To neutralize the fishy taste and acidity before serving, juice extracts from the grated flesh of tabon-tabon, dungon, or young coconuts are also commonly added. Extracts from the bark scrapings of sineguelas or bakawan trees (Rhizophora mangroves) are also used similarly. Some regional variants also include gatâ (coconut milk), sugar, or even soft drinks to reduce the sourness.
Fish are primarily used, ranging from tanigue or tangigue (Spanish mackerels, king mackerel, or wahoo), malasugi (marlins or swordfish), tambakol, bangus, shark, and anchovies. Other viands include shrimp, squid, clams, oysters, crabs, sea urchin roe, seaweed, jellyfish, shipworms (tamilok) or even beetle larvae.
Seafood must be fresh and properly cleaned, mitigating health hazards involved with consuming raw seafood. Some like squid, however, must be blanched to tenderize the flesh.
See also: Kulawo
Kinilaw also refers to dishes using raw fruits and vegetables marinated in vinegar and spices, in which case the dishes are sometimes referred to by the Spanish term ensalada ("salad"). Examples include pipino, ampalaya, young camote leaves, young papaya, pako, and banana flowers.
Kinilaw is native to the Philippines. The Balangay archaeological excavation site in Butuan (dated c. 10th to 13th century AD) has uncovered remains of halved tabon-tabon fruits and fish bones cut in a manner suggesting that they were cubed, thus indicating that the cooking process is at least a thousand years old. It was also described by Spanish colonists and explorers to the Philippines, with the earliest mention being in the Vocabulario de la lengua tagala (1613) as cqinicqilao and cquilao, a Hispanicized spelling of the Visayan verb kilaw ("to eat raw"), and a cognate of the adjective hilaw ("raw", "uncooked", or "unripe"). Other sources that mention it include the Vocabulario de la lengua Pampanga en romance (1732) as quilao; and in the 1754 edition of Vocabulario de la lengua tagala as quilauin.
Unlike Latin American ceviches, which exclusively use citrus juices (which are not native to the Americas), kinilaw instead primarily uses a combination of vinegar and citrus (native to tropical Asia), and other acidic fruit juices.
Some of the oldest surviving kinilaw variants are from the southern Visayas and Northern Mindanao, like Cagayan de Oro's kinilaw (sometimes stylized as kinilaw de Oro) and Dumaguete's binakhaw. Both are direct descendants of ancient Visayan preparation methods as displayed in the Butuan archeological finds. These are the original versions that use tabon-tabon and dungon fruits respectively.

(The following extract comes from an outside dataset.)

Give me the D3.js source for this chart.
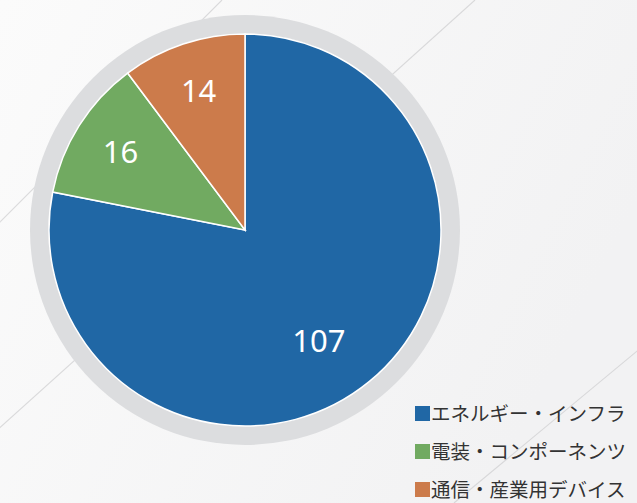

Several regions of the Philippines have local specialties or names of kinilaw dishes. In the northern Philippines, the Ivatan people of the Batanes islands refer to kinilaw as lataven. Ivatan fish kinilaw is known as lataven a among (also spelled lataven a amung). In the southern Philippines, the Tausug people of the Sulu islands refer to fish kinilaw as lawal. Unlike other kinilaw dishes, lawal uses vinegar only to wash the fish, and uses citrus fruits and other souring agents to denature the fish meat. Among the Sama-Bajau people, it is known as kilau or kinilau and sometimes includes unripe mangoes as a souring agent. Among the Maranao people of southwestern Mindanao, biyaring is a type of kinilaw made with tiny shrimp. It is a regional favorite and is notable because it is ideally prepared while the shrimp are still alive.
A common way of serving kinilaw in the islands of Visayas and Mindanao is sinuglaw, which combines fish kinilaw (usually tuna) and charcoal-grilled pork belly (sinugba).